Extract the lines up to and including the one that contains "import plotly.graph_objects as go", starting with the first line of the entries below, and omit the pictures.

[start TASK MATERIAL]

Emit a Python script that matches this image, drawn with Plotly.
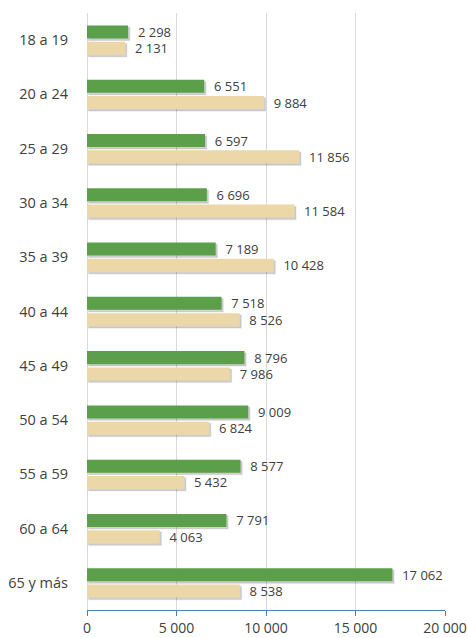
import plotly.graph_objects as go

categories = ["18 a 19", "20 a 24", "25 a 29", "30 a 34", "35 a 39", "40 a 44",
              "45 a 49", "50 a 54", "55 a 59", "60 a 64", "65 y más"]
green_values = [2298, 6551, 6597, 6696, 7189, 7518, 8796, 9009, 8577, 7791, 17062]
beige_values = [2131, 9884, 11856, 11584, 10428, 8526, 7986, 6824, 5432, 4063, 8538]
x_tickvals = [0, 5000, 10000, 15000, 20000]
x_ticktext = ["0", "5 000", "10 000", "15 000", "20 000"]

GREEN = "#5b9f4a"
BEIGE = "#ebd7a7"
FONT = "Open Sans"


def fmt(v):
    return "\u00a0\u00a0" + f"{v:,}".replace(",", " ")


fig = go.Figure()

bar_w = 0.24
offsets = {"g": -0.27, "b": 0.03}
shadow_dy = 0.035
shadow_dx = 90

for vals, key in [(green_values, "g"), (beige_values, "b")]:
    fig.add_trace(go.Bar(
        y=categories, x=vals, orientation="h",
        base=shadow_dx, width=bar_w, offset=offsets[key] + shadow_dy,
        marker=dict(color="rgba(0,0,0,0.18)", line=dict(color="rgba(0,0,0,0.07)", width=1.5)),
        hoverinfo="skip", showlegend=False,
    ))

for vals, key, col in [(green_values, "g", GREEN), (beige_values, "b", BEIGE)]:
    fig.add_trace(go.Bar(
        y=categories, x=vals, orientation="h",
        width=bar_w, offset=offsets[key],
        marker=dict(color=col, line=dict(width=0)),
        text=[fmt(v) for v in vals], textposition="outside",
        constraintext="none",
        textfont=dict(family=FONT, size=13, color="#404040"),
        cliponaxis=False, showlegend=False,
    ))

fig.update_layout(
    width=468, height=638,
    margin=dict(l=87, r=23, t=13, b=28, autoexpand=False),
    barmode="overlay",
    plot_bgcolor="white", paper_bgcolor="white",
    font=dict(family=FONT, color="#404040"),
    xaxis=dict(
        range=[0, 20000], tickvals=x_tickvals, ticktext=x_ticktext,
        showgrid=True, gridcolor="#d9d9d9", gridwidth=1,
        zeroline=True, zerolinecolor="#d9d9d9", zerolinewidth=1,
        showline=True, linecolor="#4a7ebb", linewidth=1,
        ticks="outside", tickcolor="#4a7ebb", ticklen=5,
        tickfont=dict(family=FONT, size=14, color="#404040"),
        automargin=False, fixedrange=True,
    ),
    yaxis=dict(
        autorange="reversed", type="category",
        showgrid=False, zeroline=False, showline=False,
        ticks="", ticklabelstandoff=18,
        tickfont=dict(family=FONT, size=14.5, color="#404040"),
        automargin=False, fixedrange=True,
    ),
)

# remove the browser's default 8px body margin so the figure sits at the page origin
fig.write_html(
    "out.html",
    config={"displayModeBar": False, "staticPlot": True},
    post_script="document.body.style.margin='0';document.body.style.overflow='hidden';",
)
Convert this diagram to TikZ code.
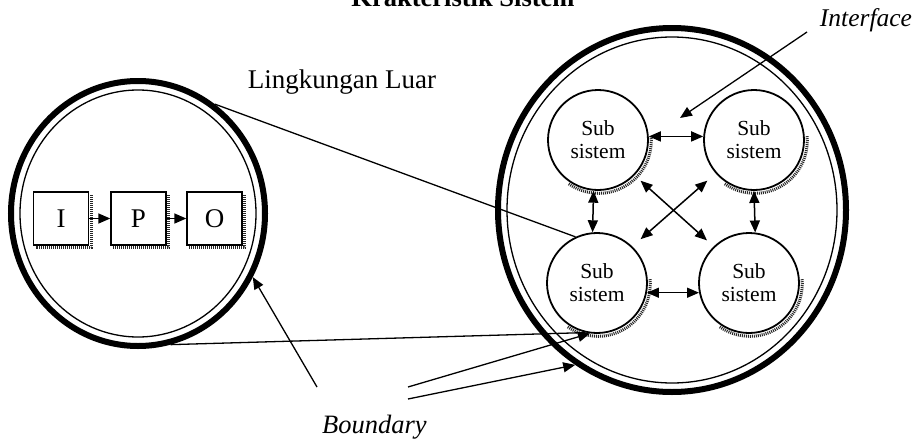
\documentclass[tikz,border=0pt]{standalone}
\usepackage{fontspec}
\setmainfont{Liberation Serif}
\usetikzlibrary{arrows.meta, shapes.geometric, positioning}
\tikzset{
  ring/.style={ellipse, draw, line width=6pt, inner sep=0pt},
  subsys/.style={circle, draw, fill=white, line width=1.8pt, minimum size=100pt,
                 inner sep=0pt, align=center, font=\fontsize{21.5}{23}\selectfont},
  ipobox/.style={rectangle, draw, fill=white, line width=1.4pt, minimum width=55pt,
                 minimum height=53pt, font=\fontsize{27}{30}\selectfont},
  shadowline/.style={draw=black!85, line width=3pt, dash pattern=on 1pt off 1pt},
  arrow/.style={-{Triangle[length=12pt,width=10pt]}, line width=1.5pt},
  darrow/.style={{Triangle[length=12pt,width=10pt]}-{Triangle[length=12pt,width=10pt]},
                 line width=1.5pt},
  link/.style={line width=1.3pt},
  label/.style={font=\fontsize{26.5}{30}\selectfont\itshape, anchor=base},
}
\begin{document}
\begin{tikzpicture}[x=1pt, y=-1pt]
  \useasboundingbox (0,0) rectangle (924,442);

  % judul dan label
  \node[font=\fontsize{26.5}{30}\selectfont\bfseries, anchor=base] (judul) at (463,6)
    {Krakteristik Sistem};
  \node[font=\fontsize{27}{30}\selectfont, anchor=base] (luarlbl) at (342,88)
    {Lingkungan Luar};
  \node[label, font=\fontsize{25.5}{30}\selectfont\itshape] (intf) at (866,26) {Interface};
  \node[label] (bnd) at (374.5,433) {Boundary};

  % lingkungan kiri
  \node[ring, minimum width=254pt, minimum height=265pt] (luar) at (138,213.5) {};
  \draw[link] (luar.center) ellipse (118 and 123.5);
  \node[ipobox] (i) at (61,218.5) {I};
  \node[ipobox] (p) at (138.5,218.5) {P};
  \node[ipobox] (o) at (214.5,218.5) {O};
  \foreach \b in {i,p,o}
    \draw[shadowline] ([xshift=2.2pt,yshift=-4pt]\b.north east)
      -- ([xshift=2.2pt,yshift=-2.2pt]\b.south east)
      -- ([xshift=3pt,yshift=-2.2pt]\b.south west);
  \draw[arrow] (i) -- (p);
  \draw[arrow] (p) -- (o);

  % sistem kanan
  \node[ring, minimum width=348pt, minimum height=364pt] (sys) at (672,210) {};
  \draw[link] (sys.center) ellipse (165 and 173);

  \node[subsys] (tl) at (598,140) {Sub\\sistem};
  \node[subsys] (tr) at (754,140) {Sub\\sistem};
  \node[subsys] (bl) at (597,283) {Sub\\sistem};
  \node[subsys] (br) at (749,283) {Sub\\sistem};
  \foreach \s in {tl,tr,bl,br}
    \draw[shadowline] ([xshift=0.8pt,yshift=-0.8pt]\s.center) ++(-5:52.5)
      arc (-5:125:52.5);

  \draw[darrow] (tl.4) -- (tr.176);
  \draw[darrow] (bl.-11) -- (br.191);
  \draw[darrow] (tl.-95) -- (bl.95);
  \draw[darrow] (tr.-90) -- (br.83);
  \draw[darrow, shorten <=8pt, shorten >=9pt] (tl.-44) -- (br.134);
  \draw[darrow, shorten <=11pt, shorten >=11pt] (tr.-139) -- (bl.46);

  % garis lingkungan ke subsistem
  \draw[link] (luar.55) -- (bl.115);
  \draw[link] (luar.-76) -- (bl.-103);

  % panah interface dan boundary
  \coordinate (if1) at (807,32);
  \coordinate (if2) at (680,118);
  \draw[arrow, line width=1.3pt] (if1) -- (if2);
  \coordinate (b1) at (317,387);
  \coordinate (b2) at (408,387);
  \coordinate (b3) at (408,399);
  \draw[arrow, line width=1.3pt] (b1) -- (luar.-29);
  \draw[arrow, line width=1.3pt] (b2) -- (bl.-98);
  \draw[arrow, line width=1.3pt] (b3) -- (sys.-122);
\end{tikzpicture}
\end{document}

[end TASK MATERIAL]

_FULL RESPONSE_.
Emit a Python script that matches this image, drawn with Plotly.
import plotly.graph_objects as go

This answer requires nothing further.